=== What is expected ===
Transcribe the material exactly. Images do not belong in the copy.

=== Data extract ===
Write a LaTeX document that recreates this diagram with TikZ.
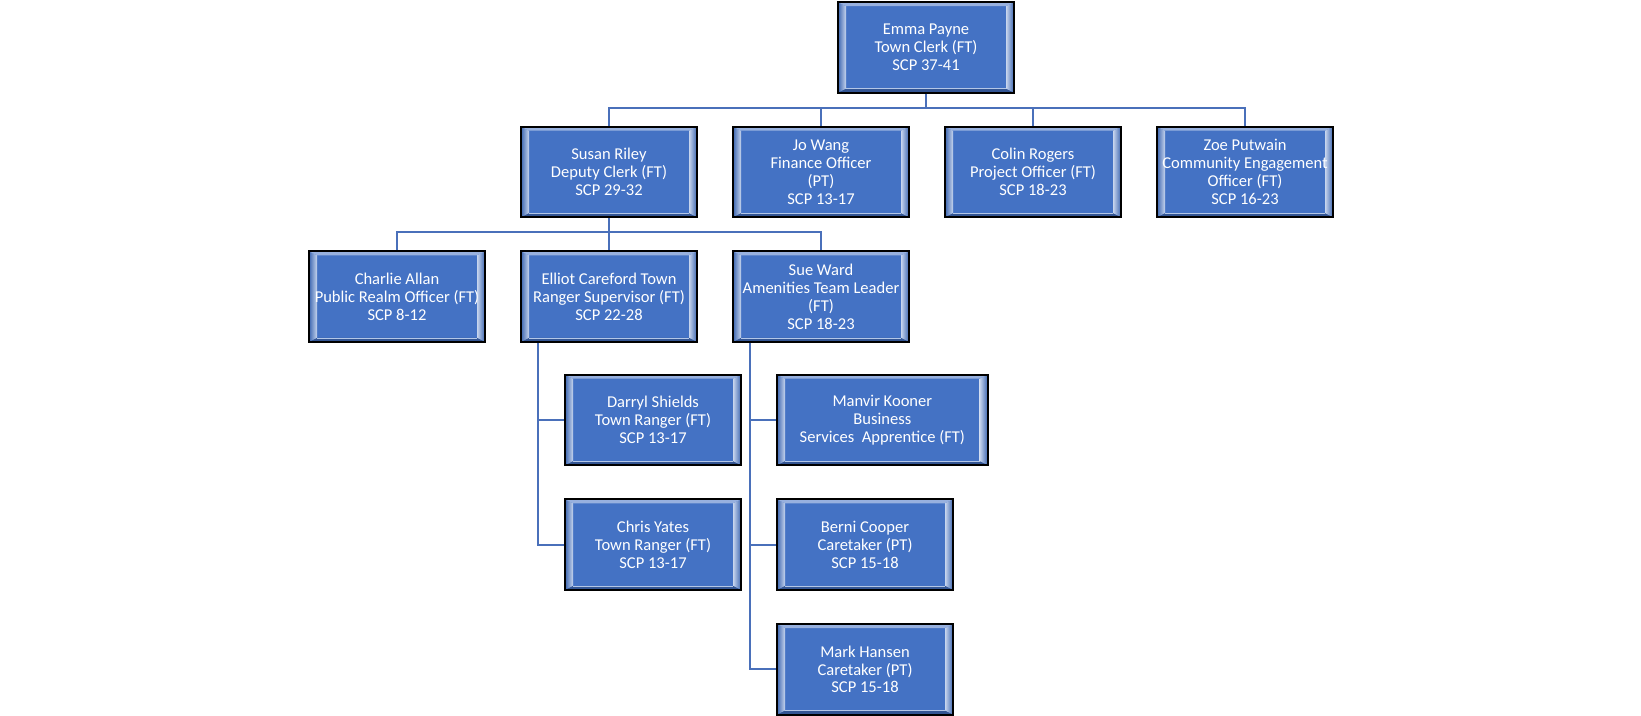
\documentclass[tikz,border=0pt]{standalone}
\usepackage{fontspec}
\setmainfont{Carlito}
\usetikzlibrary{positioning}
\definecolor{boxblue}{HTML}{4472C4}
\definecolor{linkblue}{HTML}{4A70BA}

% bevelled face of a staff box
\newcommand\bevelface{%
\coordinate (bA) at (path picture bounding box.north west);
\coordinate (bB) at (path picture bounding box.north east);
\coordinate (bC) at (path picture bounding box.south east);
\coordinate (bD) at (path picture bounding box.south west);
\shade[left color=boxblue!90!black,right color=boxblue!30!white] (bA) -- ([shift={(6pt,-3pt)}]bA) -- ([shift={(6pt,3pt)}]bD) -- (bD) -- cycle;
\shade[right color=boxblue!90!black,left color=boxblue!30!white] (bB) -- ([shift={(-6pt,-3pt)}]bB) -- ([shift={(-6pt,3pt)}]bC) -- (bC) -- cycle;
\fill[boxblue!55!white] (bA) -- ([shift={(6pt,-3pt)}]bA) -- ([shift={(-6pt,-3pt)}]bB) -- (bB) -- cycle;
\fill[boxblue!75!black] (bD) -- ([shift={(6pt,3pt)}]bD) -- ([shift={(-6pt,3pt)}]bC) -- (bC) -- cycle;
\draw[boxblue!40!white,line width=0.6pt] ([shift={(6pt,3pt)}]bD) -- ([shift={(-6pt,3pt)}]bC);}

\begin{document}
\begin{tikzpicture}[x=0.75pt,y=-0.75pt,font=\fontsize{12.4}{13.4}\selectfont,
staff/.style={draw=black,line width=1.5pt,fill=boxblue,text=white,align=center,inner sep=0pt,
minimum width=132pt,minimum height=68pt,path picture={\bevelface}},
link/.style={draw=linkblue,line width=1.5pt}]
\useasboundingbox[fill=white] (0,0) rectangle (1641,716);
\node[staff] (emma) at (926,47.5) {Emma Payne\\Town Clerk (FT)\\SCP 37-41};
\node[staff] (susan) at (609,172) {Susan Riley\\Deputy Clerk (FT)\\SCP 29-32};
\node[staff,right=25.5pt of susan] (jo) {Jo Wang\\Finance Officer\\(PT)\\SCP 13-17};
\node[staff,right=25.5pt of jo] (colin) {Colin Rogers\\Project Officer (FT)\\SCP 18-23};
\node[staff,right=25.5pt of colin] (zoe) {Zoe Putwain\\Community Engagement\\Officer (FT)\\SCP 16-23};
\node[staff,below=24pt of susan] (elliot) {Elliot Careford Town\\Ranger Supervisor (FT)\\SCP 22-28};
\node[staff,left=25.5pt of elliot] (charlie) {Charlie Allan\\Public Realm Officer (FT)\\SCP 8-12};
\node[staff,right=25.5pt of elliot] (sue) {Sue Ward\\Amenities Team Leader\\(FT)\\SCP 18-23};
\node[staff,below right=23pt and 33pt of elliot.south west] (darryl) {Darryl Shields\\Town Ranger (FT)\\SCP 13-17};
\node[staff,below=24pt of darryl] (chris) {Chris Yates\\Town Ranger (FT)\\SCP 13-17};
\node[staff,minimum width=158pt,below right=23pt and 33pt of sue.south west] (manvir) {Manvir Kooner\\Business\\Services~~Apprentice (FT)};
\node[staff,below=24pt of manvir.south west,anchor=north west] (berni) {Berni Cooper\\Caretaker (PT)\\SCP 15-18};
\node[staff,below=24pt of berni] (mark) {Mark Hansen\\Caretaker (PT)\\SCP 15-18};
% connectors
\foreach \n in {susan,jo,colin,zoe}
  \draw[link] (emma.south) |- ([yshift=13pt]\n.north) -- (\n.north);
\foreach \n in {charlie,elliot,sue}
  \draw[link] (susan.south) |- ([yshift=13.5pt]\n.north) -- (\n.north);
\coordinate (elliotstem) at ([xshift=13.5pt]elliot.south west);
\coordinate (suestem) at ([xshift=13.5pt]sue.south west);
\foreach \n in {darryl,chris}
  \draw[link] (elliotstem) |- (\n.west);
\foreach \n in {manvir,berni,mark}
  \draw[link] (suestem) |- (\n.west);
\end{tikzpicture}
\end{document}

=== Response ===
Write a LaTeX document that recreates this diagram with TikZ.
\documentclass[tikz,border=0pt]{standalone}
\usepackage{fontspec}
\setmainfont{Carlito}
\usetikzlibrary{positioning}
\definecolor{boxblue}{HTML}{4472C4}
\definecolor{linkblue}{HTML}{4A70BA}

% bevelled face of a staff box
\newcommand\bevelface{%
\coordinate (bA) at (path picture bounding box.north west);
\coordinate (bB) at (path picture bounding box.north east);
\coordinate (bC) at (path picture bounding box.south east);
\coordinate (bD) at (path picture bounding box.south west);
\shade[left color=boxblue!90!black,right color=boxblue!30!white] (bA) -- ([shift={(6pt,-3pt)}]bA) -- ([shift={(6pt,3pt)}]bD) -- (bD) -- cycle;
\shade[right color=boxblue!90!black,left color=boxblue!30!white] (bB) -- ([shift={(-6pt,-3pt)}]bB) -- ([shift={(-6pt,3pt)}]bC) -- (bC) -- cycle;
\fill[boxblue!55!white] (bA) -- ([shift={(6pt,-3pt)}]bA) -- ([shift={(-6pt,-3pt)}]bB) -- (bB) -- cycle;
\fill[boxblue!75!black] (bD) -- ([shift={(6pt,3pt)}]bD) -- ([shift={(-6pt,3pt)}]bC) -- (bC) -- cycle;
\draw[boxblue!40!white,line width=0.6pt] ([shift={(6pt,3pt)}]bD) -- ([shift={(-6pt,3pt)}]bC);}

\begin{document}
\begin{tikzpicture}[x=0.75pt,y=-0.75pt,font=\fontsize{12.4}{13.4}\selectfont,
staff/.style={draw=black,line width=1.5pt,fill=boxblue,text=white,align=center,inner sep=0pt,
minimum width=132pt,minimum height=68pt,path picture={\bevelface}},
link/.style={draw=linkblue,line width=1.5pt}]
\useasboundingbox[fill=white] (0,0) rectangle (1641,716);
\node[staff] (emma) at (926,47.5) {Emma Payne\\Town Clerk (FT)\\SCP 37-41};
\node[staff] (susan) at (609,172) {Susan Riley\\Deputy Clerk (FT)\\SCP 29-32};
\node[staff,right=25.5pt of susan] (jo) {Jo Wang\\Finance Officer\\(PT)\\SCP 13-17};
\node[staff,right=25.5pt of jo] (colin) {Colin Rogers\\Project Officer (FT)\\SCP 18-23};
\node[staff,right=25.5pt of colin] (zoe) {Zoe Putwain\\Community Engagement\\Officer (FT)\\SCP 16-23};
\node[staff,below=24pt of susan] (elliot) {Elliot Careford Town\\Ranger Supervisor (FT)\\SCP 22-28};
\node[staff,left=25.5pt of elliot] (charlie) {Charlie Allan\\Public Realm Officer (FT)\\SCP 8-12};
\node[staff,right=25.5pt of elliot] (sue) {Sue Ward\\Amenities Team Leader\\(FT)\\SCP 18-23};
\node[staff,below right=23pt and 33pt of elliot.south west] (darryl) {Darryl Shields\\Town Ranger (FT)\\SCP 13-17};
\node[staff,below=24pt of darryl] (chris) {Chris Yates\\Town Ranger (FT)\\SCP 13-17};
\node[staff,minimum width=158pt,below right=23pt and 33pt of sue.south west] (manvir) {Manvir Kooner\\Business\\Services~~Apprentice (FT)};
\node[staff,below=24pt of manvir.south west,anchor=north west] (berni) {Berni Cooper\\Caretaker (PT)\\SCP 15-18};
\node[staff,below=24pt of berni] (mark) {Mark Hansen\\Caretaker (PT)\\SCP 15-18};
% connectors
\foreach \n in {susan,jo,colin,zoe}
  \draw[link] (emma.south) |- ([yshift=13pt]\n.north) -- (\n.north);
\foreach \n in {charlie,elliot,sue}
  \draw[link] (susan.south) |- ([yshift=13.5pt]\n.north) -- (\n.north);
\coordinate (elliotstem) at ([xshift=13.5pt]elliot.south west);
\coordinate (suestem) at ([xshift=13.5pt]sue.south west);
\foreach \n in {darryl,chris}
  \draw[link] (elliotstem) |- (\n.west);
\foreach \n in {manvir,berni,mark}
  \draw[link] (suestem) |- (\n.west);
\end{tikzpicture}
\end{document}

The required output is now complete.